Turns out, there is a free lunch. In fact, Connecticut’s summer meal program for children 18 and under is providing hundreds of lunches – and breakfasts. As Governor Malloy points out in a radio commercial now being broadcast around the state, 3 in 4 Connecticut children who could receive free meals aren’t doing so.
Officials say that the absence of good nutrition over the summer – when children are out of school and school lunch programs are unavailable - may contribute to children slipping somewhat in their educational progress. “Summer learning loss,” they say, may be caused in part by “summer nutrition loss.” The free Summer Meals program aims to turn that around.
The statistics are startling. There are 100,000 children in Connecticut who don’t know where their next meal is coming from, according to Lieut. Gov. Nancy Wyman, who helped to kickoff the statewide initiative, and joins the Governor in the radio announcement. That is why more than 400 locations around the state, including churches, parks, schools and even some pools, are serving free meals to children throughout the summer as part of the summer meals program and the state’s ongoing End Hunger Connecticut initiative.
A new interactive website, www.ctsummerfoods.org, was launched at the beginning of the summer that lists all the locations serving the meals. The site allows people to simply type in a town or zip code to see a list of locations in that area that offer the meals.
Children and teens, under 18, do not have to be receiving free or reduced price school meals during the school year to eat a free, nutritious, summer meal and/or snack at participating locations. Connecticut ranks 5th in country, as of 2012, for such programs, with about 25% of children who are eligible are receiving the breakfasts. “We need to do better,” said Stefan Pryor, Commissioner of the State Department of Education, when the program began just after the school year ended.
The program website notes that “Only 25.8 of every 100 low-income students that participate in school lunch also participate in summer nutrition. If participation reached 40 percent, an additional 19,558 students would be reached and that would bring an additional $1.35 million federal dollars into the state.”
By heightening visibility of this program, the Connecticut No Kid Hungry campaign and its partners aim to increase participation in the state’s 2013 summer meals program by 9 percent. Flyers and other program material is available on-line to help local organizers get the word out in their communities.
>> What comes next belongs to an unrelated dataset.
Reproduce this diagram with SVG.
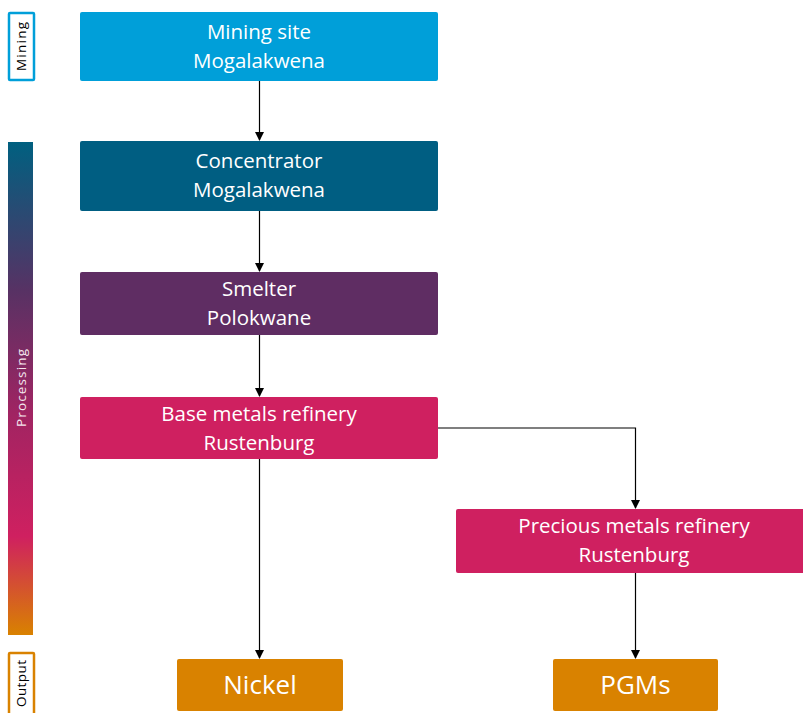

In launching the program, “Blitz Days” were held in Hartford, Groton, Naugatuck, Norwalk and Waterbury to bring attention to the initiative, which is mostly funded by the federal government. CT News Junkie has reported that program organizers don’t ask too many questions of those coming to receive meals. Income guidelines are not required because the idea is not to discourage anyone from receiving a meal, state officials said.
Last year the state of Connecticut received $1.55 million to administer the program. The bulk of that or $1.3 million was used to purchase food. Summer meals are paid for by the United States Department of Agriculture (USDA). The Connecticut State Department of Education works with the USDA to reimburse sponsors for the summer meals they provide to children and teens, under 18, at participating summer meals locations.
For details on dates and times that meals and/or snacks are being served at particular locations, individuals can use the Location Finder, text “CTmeals” to 877877, or call, toll-free, 2-1-1. It is anticipated that the program will continue until the start of the school year in late August.